# PROBLEM STATEMENT
Copy out every line that contains the word "React".

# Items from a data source
· · · ·

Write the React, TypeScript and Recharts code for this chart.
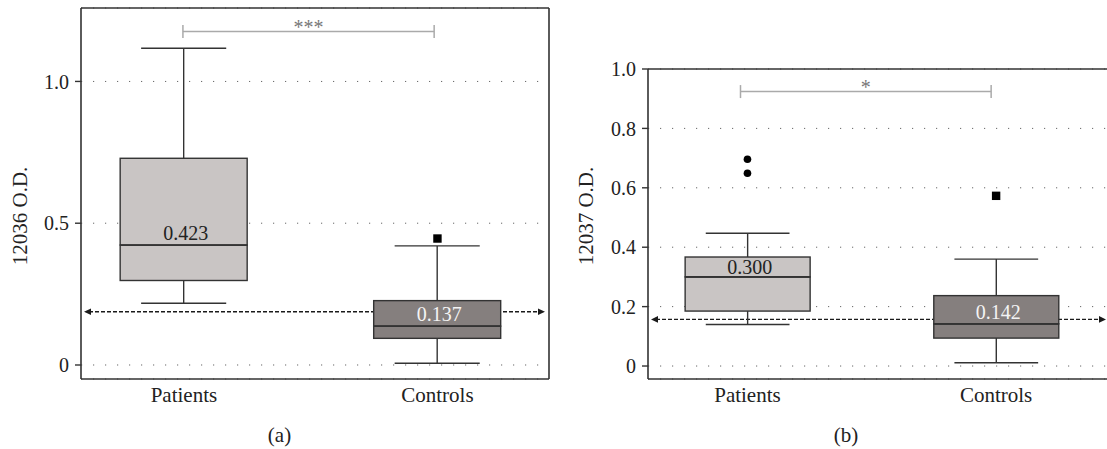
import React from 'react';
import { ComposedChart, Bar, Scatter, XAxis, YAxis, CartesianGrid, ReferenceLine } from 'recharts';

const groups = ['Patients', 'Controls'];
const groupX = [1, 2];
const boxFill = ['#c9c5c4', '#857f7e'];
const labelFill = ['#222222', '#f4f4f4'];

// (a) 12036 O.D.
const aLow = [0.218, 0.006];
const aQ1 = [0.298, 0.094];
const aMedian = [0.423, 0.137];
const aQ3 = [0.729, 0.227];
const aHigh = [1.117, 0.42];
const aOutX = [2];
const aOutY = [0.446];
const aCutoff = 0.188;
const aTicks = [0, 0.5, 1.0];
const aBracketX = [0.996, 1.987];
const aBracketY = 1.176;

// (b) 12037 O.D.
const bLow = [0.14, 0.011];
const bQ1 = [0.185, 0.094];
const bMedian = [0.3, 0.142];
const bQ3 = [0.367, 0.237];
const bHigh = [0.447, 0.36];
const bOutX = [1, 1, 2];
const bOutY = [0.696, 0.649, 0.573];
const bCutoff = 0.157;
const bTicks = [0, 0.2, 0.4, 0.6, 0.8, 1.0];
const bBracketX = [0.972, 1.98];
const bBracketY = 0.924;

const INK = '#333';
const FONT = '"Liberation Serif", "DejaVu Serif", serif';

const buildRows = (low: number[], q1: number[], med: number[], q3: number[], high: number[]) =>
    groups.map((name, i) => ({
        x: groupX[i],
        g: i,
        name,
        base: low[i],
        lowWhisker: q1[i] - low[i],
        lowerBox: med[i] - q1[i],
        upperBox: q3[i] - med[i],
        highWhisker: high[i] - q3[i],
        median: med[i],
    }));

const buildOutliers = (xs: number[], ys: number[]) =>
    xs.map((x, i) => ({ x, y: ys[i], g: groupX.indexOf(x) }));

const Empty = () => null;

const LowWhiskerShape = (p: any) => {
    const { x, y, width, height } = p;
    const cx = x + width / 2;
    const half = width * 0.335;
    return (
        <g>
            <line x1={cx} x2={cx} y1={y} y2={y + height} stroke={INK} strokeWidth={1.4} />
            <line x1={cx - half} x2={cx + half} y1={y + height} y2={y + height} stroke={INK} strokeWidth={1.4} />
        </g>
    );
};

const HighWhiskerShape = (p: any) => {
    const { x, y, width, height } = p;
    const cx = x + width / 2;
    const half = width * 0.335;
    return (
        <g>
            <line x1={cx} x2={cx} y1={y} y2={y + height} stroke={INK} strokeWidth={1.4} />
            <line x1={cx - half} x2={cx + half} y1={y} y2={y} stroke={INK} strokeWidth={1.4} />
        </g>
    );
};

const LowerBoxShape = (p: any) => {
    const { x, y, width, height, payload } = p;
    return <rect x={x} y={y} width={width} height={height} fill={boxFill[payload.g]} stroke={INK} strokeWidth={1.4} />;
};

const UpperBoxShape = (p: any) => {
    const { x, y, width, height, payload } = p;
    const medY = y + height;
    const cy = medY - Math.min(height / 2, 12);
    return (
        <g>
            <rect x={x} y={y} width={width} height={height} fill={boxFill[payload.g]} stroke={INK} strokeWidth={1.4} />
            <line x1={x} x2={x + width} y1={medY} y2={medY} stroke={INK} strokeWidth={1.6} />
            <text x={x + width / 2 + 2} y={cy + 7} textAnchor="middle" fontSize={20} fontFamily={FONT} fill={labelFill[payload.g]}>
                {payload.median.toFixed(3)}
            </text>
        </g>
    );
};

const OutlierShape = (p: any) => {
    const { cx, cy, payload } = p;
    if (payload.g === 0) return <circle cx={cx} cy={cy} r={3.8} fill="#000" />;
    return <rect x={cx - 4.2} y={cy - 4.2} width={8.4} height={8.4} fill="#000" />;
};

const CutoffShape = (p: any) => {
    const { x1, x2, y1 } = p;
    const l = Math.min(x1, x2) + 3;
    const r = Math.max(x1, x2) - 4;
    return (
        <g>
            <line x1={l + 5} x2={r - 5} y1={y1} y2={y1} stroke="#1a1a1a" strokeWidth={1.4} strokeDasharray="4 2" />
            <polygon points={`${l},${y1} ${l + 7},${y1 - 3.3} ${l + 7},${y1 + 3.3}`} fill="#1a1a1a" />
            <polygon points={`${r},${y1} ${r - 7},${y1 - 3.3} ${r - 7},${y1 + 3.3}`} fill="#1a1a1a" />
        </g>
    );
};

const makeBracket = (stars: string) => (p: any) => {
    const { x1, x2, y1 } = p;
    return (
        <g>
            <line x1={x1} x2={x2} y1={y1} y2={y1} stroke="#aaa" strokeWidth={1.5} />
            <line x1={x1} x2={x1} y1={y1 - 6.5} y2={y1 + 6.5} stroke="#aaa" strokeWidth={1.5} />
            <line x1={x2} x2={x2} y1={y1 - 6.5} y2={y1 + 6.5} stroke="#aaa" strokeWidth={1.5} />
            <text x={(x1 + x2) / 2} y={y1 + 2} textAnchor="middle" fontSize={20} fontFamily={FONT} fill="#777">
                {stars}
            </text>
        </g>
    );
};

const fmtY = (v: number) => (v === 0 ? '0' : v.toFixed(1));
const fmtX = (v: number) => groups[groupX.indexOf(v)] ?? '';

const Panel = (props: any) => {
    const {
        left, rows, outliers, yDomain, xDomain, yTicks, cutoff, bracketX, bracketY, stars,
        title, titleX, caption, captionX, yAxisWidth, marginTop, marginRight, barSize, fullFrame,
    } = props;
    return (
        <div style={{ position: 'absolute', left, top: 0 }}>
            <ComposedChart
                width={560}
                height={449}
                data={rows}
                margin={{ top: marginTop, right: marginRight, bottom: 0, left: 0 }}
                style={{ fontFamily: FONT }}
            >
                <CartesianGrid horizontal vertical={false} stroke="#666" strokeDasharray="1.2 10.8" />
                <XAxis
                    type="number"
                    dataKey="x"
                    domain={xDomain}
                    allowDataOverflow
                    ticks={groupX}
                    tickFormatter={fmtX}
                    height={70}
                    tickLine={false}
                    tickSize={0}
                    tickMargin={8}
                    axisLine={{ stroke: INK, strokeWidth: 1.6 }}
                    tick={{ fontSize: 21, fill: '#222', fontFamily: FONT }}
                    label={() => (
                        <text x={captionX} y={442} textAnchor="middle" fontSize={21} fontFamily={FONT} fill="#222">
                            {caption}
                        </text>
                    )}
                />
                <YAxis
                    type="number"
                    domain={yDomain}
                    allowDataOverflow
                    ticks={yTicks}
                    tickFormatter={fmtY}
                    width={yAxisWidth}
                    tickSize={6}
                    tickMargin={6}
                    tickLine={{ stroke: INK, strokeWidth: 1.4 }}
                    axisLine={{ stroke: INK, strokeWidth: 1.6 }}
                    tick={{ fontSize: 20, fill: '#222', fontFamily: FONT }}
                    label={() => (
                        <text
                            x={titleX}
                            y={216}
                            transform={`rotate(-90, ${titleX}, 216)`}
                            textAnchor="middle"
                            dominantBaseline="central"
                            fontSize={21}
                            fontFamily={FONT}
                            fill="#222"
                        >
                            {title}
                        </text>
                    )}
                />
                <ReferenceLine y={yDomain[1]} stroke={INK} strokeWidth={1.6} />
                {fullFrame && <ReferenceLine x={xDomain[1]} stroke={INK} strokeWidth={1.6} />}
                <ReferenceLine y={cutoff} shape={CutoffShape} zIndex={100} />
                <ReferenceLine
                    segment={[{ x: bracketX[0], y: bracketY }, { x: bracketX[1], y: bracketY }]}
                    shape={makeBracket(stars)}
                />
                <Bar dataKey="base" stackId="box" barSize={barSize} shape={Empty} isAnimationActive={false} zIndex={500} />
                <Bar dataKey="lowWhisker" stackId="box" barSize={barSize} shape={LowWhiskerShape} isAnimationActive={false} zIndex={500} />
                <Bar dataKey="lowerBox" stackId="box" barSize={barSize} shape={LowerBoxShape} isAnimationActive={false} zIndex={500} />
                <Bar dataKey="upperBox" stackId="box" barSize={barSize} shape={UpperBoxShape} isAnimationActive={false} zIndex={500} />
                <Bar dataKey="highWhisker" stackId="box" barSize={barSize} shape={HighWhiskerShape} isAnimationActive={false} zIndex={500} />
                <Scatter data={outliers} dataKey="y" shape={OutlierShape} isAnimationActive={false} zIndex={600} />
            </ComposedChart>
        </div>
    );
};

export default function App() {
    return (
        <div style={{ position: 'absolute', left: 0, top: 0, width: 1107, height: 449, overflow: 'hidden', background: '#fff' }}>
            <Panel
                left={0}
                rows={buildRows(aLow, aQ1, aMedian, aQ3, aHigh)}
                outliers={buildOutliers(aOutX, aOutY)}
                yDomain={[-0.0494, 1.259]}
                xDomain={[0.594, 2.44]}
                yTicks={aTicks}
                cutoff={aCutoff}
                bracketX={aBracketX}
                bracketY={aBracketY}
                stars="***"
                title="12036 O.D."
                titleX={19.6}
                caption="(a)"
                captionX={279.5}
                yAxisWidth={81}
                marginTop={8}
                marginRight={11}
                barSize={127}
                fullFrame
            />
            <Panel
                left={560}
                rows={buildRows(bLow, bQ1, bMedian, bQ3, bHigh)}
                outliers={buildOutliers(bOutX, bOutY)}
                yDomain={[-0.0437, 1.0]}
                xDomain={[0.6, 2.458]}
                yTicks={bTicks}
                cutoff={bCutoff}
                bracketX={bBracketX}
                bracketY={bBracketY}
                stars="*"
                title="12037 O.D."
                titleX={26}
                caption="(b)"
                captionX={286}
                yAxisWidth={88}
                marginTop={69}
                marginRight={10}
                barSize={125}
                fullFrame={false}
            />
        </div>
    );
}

· · · ·

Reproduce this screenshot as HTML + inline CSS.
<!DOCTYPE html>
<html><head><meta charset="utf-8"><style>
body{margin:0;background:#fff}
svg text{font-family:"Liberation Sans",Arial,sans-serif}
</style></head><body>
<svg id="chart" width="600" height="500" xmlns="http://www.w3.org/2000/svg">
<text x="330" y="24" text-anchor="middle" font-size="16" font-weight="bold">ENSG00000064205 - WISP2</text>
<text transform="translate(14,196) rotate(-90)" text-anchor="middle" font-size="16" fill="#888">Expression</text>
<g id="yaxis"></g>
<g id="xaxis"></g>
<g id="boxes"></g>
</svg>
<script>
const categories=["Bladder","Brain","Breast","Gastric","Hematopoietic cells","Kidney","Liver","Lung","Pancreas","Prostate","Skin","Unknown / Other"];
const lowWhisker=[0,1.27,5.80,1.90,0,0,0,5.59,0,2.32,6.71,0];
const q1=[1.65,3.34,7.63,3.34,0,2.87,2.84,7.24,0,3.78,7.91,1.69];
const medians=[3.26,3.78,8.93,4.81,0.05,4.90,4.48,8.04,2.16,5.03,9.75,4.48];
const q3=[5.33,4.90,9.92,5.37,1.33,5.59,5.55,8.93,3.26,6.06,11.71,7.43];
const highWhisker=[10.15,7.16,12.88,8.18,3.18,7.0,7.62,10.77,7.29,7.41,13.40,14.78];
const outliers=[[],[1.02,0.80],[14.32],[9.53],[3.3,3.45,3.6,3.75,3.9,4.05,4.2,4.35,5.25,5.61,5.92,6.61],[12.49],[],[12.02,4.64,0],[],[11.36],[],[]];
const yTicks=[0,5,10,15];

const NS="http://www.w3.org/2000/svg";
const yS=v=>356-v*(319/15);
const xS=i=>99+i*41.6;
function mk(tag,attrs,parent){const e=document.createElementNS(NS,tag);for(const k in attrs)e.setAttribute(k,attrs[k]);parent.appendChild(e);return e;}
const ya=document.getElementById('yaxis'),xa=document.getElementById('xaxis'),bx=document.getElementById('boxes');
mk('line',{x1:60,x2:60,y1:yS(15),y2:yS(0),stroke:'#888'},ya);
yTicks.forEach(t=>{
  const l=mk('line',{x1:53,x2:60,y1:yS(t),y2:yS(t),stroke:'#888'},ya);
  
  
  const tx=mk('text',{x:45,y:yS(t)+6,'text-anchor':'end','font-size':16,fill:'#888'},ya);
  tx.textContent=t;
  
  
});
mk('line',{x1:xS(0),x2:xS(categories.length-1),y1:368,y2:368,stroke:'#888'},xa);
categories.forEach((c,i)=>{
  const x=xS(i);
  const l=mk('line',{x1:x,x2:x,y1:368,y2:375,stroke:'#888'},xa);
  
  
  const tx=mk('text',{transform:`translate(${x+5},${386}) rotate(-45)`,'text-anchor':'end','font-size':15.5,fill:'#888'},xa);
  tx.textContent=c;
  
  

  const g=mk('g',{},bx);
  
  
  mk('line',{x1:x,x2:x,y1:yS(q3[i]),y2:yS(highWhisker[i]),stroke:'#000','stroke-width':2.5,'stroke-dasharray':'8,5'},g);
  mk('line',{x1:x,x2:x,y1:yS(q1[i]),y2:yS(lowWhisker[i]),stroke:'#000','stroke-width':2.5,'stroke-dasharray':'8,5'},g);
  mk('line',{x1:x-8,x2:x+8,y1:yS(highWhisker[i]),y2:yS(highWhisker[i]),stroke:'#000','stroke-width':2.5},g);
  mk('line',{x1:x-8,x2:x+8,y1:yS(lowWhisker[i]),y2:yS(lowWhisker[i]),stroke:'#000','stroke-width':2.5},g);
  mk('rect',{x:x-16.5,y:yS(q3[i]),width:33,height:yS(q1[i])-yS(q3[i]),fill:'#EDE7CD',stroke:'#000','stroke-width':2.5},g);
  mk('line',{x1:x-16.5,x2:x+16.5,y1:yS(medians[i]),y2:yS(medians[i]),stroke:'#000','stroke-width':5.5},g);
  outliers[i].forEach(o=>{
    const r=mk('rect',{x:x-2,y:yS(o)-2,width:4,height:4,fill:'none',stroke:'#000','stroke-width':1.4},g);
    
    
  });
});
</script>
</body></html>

· · · ·

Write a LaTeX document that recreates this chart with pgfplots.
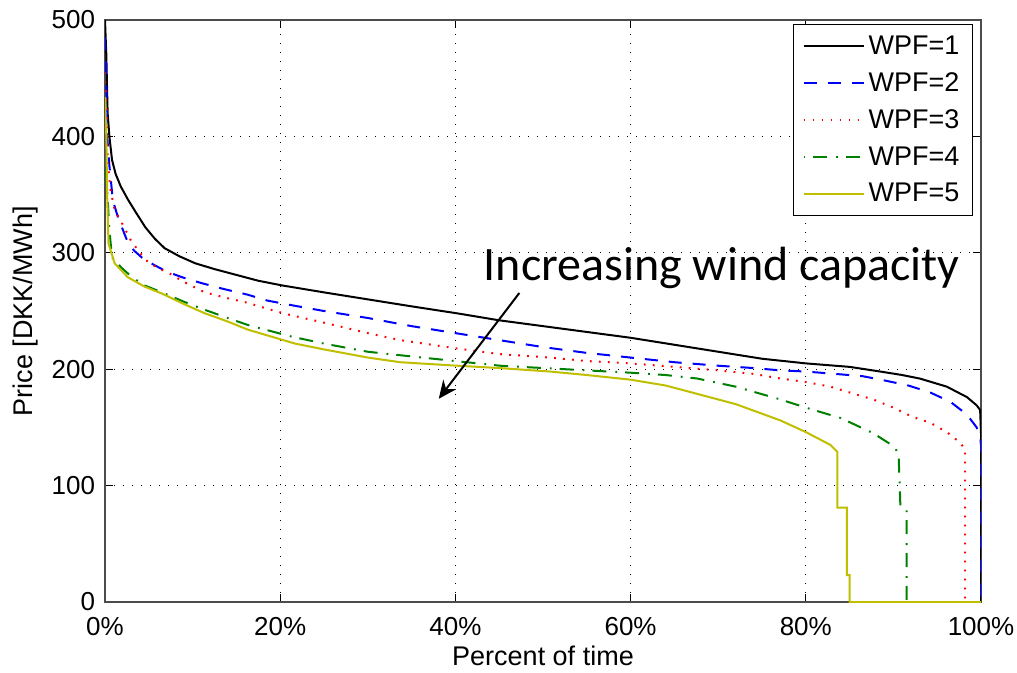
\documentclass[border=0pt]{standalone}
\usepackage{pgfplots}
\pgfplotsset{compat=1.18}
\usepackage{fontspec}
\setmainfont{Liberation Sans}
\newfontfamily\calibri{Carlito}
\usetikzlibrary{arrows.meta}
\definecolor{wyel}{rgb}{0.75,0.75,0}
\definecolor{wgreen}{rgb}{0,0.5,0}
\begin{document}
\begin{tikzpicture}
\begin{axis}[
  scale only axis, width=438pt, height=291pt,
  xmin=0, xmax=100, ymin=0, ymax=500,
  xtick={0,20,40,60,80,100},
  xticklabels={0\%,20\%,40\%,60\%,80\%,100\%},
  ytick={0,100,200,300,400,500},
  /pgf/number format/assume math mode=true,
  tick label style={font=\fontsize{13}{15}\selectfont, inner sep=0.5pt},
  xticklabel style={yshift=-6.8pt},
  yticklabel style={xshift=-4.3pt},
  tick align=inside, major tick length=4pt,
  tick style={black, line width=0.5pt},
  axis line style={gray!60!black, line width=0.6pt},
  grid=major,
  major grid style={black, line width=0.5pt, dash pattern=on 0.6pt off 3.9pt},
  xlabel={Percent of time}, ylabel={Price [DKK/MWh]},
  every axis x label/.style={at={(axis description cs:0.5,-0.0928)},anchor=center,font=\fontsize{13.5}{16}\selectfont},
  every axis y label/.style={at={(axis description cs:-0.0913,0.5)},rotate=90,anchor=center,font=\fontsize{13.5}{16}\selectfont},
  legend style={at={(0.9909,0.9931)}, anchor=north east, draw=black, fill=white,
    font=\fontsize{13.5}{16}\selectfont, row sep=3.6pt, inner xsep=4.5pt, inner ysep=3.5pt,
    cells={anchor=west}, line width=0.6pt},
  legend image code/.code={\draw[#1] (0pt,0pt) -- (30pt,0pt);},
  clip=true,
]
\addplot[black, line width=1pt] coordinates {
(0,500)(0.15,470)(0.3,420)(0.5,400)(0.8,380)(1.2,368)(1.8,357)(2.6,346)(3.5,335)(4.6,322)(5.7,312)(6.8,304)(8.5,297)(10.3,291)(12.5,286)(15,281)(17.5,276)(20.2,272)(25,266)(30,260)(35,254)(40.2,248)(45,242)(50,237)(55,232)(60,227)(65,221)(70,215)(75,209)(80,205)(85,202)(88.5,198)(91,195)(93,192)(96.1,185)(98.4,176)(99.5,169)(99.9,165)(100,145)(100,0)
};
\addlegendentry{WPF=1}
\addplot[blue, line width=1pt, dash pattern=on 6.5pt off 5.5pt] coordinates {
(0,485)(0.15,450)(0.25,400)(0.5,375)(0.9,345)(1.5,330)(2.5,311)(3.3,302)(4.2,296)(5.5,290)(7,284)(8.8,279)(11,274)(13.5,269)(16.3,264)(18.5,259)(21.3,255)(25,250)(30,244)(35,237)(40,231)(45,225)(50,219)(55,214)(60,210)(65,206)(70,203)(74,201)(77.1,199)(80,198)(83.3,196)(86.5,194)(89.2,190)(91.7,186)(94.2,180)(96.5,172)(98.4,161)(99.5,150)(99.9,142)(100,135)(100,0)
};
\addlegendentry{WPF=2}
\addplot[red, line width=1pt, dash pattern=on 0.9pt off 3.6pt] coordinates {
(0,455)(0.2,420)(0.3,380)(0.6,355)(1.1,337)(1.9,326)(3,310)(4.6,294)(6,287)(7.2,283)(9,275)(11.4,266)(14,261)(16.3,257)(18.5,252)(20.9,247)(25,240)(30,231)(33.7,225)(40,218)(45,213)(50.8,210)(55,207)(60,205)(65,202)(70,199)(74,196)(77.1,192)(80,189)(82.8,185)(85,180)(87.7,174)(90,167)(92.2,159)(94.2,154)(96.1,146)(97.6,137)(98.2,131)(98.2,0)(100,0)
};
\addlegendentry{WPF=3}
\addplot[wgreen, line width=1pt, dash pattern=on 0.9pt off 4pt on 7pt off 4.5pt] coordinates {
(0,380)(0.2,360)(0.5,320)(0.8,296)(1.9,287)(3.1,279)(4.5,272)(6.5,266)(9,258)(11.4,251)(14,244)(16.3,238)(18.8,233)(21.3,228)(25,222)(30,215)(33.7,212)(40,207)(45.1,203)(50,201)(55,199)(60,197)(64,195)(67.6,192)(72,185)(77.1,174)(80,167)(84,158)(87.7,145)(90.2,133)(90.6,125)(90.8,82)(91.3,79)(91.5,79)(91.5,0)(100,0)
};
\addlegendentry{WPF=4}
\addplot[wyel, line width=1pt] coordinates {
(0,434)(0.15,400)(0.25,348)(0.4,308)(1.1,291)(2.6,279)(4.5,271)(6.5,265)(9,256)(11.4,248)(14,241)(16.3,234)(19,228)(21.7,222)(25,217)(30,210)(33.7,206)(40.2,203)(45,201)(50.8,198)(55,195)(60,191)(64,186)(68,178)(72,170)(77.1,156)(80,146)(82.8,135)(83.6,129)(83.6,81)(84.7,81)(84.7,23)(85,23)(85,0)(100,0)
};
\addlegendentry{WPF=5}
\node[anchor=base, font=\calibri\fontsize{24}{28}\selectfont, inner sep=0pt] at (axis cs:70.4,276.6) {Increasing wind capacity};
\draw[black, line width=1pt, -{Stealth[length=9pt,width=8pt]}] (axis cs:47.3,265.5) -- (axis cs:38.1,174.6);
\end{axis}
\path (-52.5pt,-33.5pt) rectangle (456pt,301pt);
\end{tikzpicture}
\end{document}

· · · ·

# EXERCISE RESPONSE
Write the React, TypeScript and Recharts code for this chart.
import React from 'react';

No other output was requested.